> **Exercise task**: Set down all of the data that follows word for word, without the images.

> **Source excerpt**:
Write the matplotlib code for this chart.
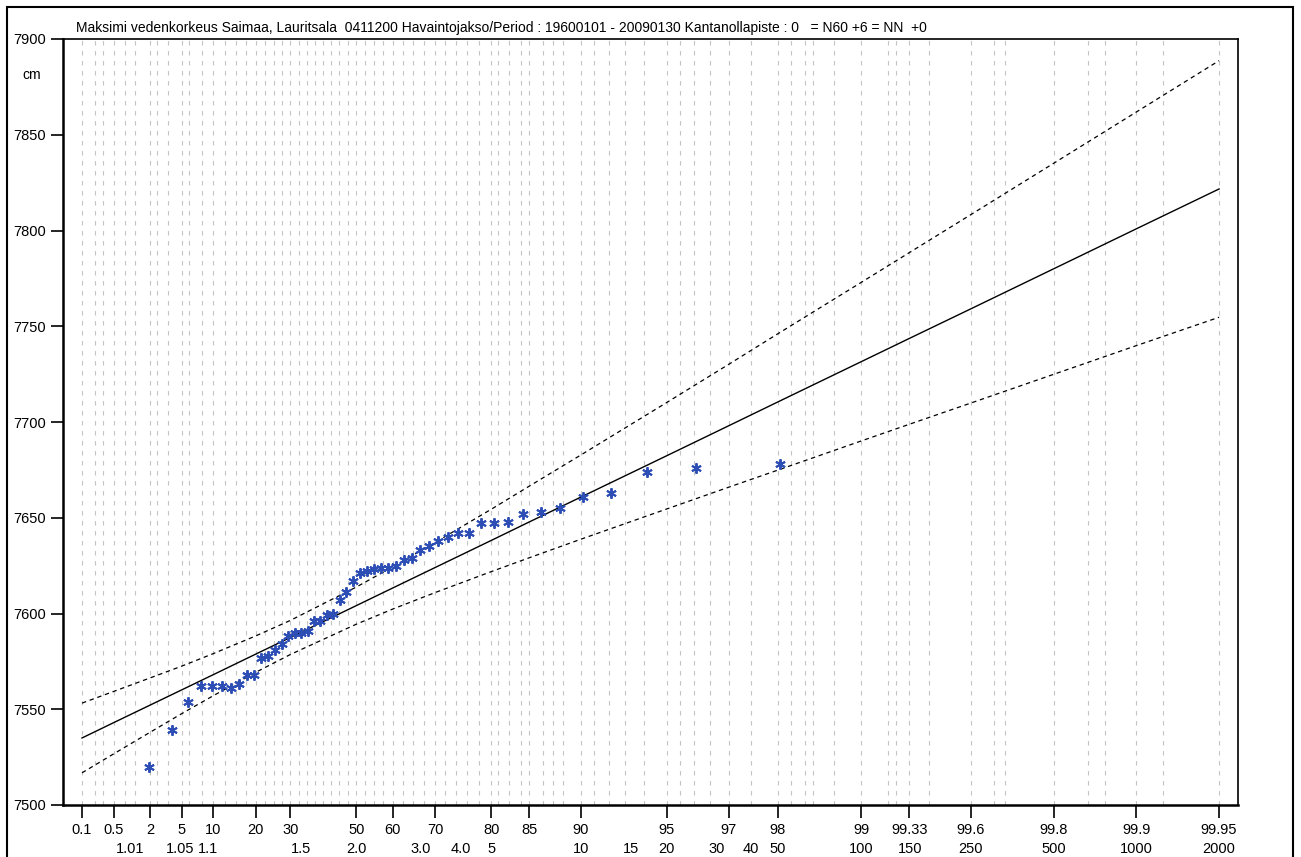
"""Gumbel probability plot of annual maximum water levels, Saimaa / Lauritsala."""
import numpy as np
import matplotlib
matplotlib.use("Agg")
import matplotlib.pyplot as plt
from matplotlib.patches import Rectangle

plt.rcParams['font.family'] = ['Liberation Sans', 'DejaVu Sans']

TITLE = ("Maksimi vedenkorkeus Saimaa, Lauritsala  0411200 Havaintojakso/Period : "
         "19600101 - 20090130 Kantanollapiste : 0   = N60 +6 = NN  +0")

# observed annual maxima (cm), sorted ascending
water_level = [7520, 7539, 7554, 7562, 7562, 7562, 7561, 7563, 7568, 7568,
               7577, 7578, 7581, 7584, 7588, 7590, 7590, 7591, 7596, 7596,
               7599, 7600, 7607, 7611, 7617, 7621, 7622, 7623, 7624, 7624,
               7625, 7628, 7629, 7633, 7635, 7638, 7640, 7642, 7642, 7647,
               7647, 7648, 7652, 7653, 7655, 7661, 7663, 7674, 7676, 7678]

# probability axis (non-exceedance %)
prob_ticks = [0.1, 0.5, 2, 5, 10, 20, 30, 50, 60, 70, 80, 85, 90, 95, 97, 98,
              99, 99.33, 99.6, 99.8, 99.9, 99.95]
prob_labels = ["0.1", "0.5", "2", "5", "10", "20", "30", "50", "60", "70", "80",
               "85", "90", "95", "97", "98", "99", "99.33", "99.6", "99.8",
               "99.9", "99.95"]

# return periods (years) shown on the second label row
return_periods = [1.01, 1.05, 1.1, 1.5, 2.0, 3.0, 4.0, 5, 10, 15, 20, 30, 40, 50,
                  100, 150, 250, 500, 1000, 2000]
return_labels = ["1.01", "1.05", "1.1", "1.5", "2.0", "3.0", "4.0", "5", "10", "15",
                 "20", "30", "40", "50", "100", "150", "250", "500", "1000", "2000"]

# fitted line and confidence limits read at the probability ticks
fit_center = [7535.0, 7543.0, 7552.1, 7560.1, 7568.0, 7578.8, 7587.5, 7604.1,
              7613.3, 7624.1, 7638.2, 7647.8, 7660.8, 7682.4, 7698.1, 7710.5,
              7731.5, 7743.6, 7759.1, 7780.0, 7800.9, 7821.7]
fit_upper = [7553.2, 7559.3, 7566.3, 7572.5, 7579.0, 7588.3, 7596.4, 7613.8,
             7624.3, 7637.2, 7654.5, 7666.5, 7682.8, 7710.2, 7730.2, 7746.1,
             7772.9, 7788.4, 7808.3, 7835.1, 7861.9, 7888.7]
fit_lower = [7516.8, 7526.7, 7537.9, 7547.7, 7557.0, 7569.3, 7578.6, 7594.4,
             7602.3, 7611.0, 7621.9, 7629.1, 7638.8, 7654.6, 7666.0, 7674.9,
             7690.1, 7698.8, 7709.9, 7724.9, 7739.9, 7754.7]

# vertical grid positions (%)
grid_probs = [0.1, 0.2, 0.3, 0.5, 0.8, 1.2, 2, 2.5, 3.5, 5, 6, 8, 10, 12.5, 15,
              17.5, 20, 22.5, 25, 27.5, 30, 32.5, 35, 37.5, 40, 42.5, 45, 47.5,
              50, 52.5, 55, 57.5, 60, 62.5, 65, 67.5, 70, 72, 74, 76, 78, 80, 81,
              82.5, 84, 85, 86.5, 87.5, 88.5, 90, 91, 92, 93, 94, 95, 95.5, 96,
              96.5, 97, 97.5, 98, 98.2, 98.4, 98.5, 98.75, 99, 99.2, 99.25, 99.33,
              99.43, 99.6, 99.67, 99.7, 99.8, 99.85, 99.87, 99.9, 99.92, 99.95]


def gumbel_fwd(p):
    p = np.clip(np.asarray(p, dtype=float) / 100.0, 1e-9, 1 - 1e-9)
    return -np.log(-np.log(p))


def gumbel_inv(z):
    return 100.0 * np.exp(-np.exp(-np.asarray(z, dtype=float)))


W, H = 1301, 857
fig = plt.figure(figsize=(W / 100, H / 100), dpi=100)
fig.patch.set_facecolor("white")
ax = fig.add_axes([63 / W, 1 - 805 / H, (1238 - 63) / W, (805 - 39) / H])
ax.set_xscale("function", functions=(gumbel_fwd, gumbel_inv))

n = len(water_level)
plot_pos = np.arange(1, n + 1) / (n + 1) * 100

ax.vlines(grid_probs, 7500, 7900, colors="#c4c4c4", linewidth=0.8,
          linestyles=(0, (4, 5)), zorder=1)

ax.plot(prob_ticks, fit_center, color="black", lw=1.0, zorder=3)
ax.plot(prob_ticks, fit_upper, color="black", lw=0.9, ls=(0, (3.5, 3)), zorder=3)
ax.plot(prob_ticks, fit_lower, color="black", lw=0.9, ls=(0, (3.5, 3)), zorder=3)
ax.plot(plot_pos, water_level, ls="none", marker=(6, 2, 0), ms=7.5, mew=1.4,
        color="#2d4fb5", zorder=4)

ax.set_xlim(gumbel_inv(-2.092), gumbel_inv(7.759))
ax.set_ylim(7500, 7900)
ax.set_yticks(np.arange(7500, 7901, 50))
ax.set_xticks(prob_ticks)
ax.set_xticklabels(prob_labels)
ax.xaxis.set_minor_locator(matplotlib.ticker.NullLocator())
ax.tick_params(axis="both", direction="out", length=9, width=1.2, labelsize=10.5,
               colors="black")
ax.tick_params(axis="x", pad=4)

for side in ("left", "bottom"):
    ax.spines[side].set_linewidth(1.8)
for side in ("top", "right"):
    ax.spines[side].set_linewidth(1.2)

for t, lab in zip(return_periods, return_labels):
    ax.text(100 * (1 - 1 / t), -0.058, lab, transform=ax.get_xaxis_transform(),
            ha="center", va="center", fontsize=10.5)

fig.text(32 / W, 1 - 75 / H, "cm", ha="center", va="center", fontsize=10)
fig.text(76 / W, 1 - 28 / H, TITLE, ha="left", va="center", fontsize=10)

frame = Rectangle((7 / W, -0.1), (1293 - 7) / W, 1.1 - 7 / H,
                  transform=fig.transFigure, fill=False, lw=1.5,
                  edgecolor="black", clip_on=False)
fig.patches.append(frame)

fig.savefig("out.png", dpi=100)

> **Output for this task**:
Write the matplotlib code for this chart.
"""Gumbel probability plot of annual maximum water levels, Saimaa / Lauritsala."""
import numpy as np
import matplotlib
matplotlib.use("Agg")
import matplotlib.pyplot as plt
from matplotlib.patches import Rectangle

plt.rcParams['font.family'] = ['Liberation Sans', 'DejaVu Sans']

TITLE = ("Maksimi vedenkorkeus Saimaa, Lauritsala  0411200 Havaintojakso/Period : "
         "19600101 - 20090130 Kantanollapiste : 0   = N60 +6 = NN  +0")

# observed annual maxima (cm), sorted ascending
water_level = [7520, 7539, 7554, 7562, 7562, 7562, 7561, 7563, 7568, 7568,
               7577, 7578, 7581, 7584, 7588, 7590, 7590, 7591, 7596, 7596,
               7599, 7600, 7607, 7611, 7617, 7621, 7622, 7623, 7624, 7624,
               7625, 7628, 7629, 7633, 7635, 7638, 7640, 7642, 7642, 7647,
               7647, 7648, 7652, 7653, 7655, 7661, 7663, 7674, 7676, 7678]

# probability axis (non-exceedance %)
prob_ticks = [0.1, 0.5, 2, 5, 10, 20, 30, 50, 60, 70, 80, 85, 90, 95, 97, 98,
              99, 99.33, 99.6, 99.8, 99.9, 99.95]
prob_labels = ["0.1", "0.5", "2", "5", "10", "20", "30", "50", "60", "70", "80",
               "85", "90", "95", "97", "98", "99", "99.33", "99.6", "99.8",
               "99.9", "99.95"]

# return periods (years) shown on the second label row
return_periods = [1.01, 1.05, 1.1, 1.5, 2.0, 3.0, 4.0, 5, 10, 15, 20, 30, 40, 50,
                  100, 150, 250, 500, 1000, 2000]
return_labels = ["1.01", "1.05", "1.1", "1.5", "2.0", "3.0", "4.0", "5", "10", "15",
                 "20", "30", "40", "50", "100", "150", "250", "500", "1000", "2000"]

# fitted line and confidence limits read at the probability ticks
fit_center = [7535.0, 7543.0, 7552.1, 7560.1, 7568.0, 7578.8, 7587.5, 7604.1,
              7613.3, 7624.1, 7638.2, 7647.8, 7660.8, 7682.4, 7698.1, 7710.5,
              7731.5, 7743.6, 7759.1, 7780.0, 7800.9, 7821.7]
fit_upper = [7553.2, 7559.3, 7566.3, 7572.5, 7579.0, 7588.3, 7596.4, 7613.8,
             7624.3, 7637.2, 7654.5, 7666.5, 7682.8, 7710.2, 7730.2, 7746.1,
             7772.9, 7788.4, 7808.3, 7835.1, 7861.9, 7888.7]
fit_lower = [7516.8, 7526.7, 7537.9, 7547.7, 7557.0, 7569.3, 7578.6, 7594.4,
             7602.3, 7611.0, 7621.9, 7629.1, 7638.8, 7654.6, 7666.0, 7674.9,
             7690.1, 7698.8, 7709.9, 7724.9, 7739.9, 7754.7]

# vertical grid positions (%)
grid_probs = [0.1, 0.2, 0.3, 0.5, 0.8, 1.2, 2, 2.5, 3.5, 5, 6, 8, 10, 12.5, 15,
              17.5, 20, 22.5, 25, 27.5, 30, 32.5, 35, 37.5, 40, 42.5, 45, 47.5,
              50, 52.5, 55, 57.5, 60, 62.5, 65, 67.5, 70, 72, 74, 76, 78, 80, 81,
              82.5, 84, 85, 86.5, 87.5, 88.5, 90, 91, 92, 93, 94, 95, 95.5, 96,
              96.5, 97, 97.5, 98, 98.2, 98.4, 98.5, 98.75, 99, 99.2, 99.25, 99.33,
              99.43, 99.6, 99.67, 99.7, 99.8, 99.85, 99.87, 99.9, 99.92, 99.95]


def gumbel_fwd(p):
    p = np.clip(np.asarray(p, dtype=float) / 100.0, 1e-9, 1 - 1e-9)
    return -np.log(-np.log(p))


def gumbel_inv(z):
    return 100.0 * np.exp(-np.exp(-np.asarray(z, dtype=float)))


W, H = 1301, 857
fig = plt.figure(figsize=(W / 100, H / 100), dpi=100)
fig.patch.set_facecolor("white")
ax = fig.add_axes([63 / W, 1 - 805 / H, (1238 - 63) / W, (805 - 39) / H])
ax.set_xscale("function", functions=(gumbel_fwd, gumbel_inv))

n = len(water_level)
plot_pos = np.arange(1, n + 1) / (n + 1) * 100

ax.vlines(grid_probs, 7500, 7900, colors="#c4c4c4", linewidth=0.8,
          linestyles=(0, (4, 5)), zorder=1)

ax.plot(prob_ticks, fit_center, color="black", lw=1.0, zorder=3)
ax.plot(prob_ticks, fit_upper, color="black", lw=0.9, ls=(0, (3.5, 3)), zorder=3)
ax.plot(prob_ticks, fit_lower, color="black", lw=0.9, ls=(0, (3.5, 3)), zorder=3)
ax.plot(plot_pos, water_level, ls="none", marker=(6, 2, 0), ms=7.5, mew=1.4,
        color="#2d4fb5", zorder=4)

ax.set_xlim(gumbel_inv(-2.092), gumbel_inv(7.759))
ax.set_ylim(7500, 7900)
ax.set_yticks(np.arange(7500, 7901, 50))
ax.set_xticks(prob_ticks)
ax.set_xticklabels(prob_labels)
ax.xaxis.set_minor_locator(matplotlib.ticker.NullLocator())
ax.tick_params(axis="both", direction="out", length=9, width=1.2, labelsize=10.5,
               colors="black")
ax.tick_params(axis="x", pad=4)

for side in ("left", "bottom"):
    ax.spines[side].set_linewidth(1.8)
for side in ("top", "right"):
    ax.spines[side].set_linewidth(1.2)

for t, lab in zip(return_periods, return_labels):
    ax.text(100 * (1 - 1 / t), -0.058, lab, transform=ax.get_xaxis_transform(),
            ha="center", va="center", fontsize=10.5)

fig.text(32 / W, 1 - 75 / H, "cm", ha="center", va="center", fontsize=10)
fig.text(76 / W, 1 - 28 / H, TITLE, ha="left", va="center", fontsize=10)

frame = Rectangle((7 / W, -0.1), (1293 - 7) / W, 1.1 - 7 / H,
                  transform=fig.transFigure, fill=False, lw=1.5,
                  edgecolor="black", clip_on=False)
fig.patches.append(frame)

fig.savefig("out.png", dpi=100)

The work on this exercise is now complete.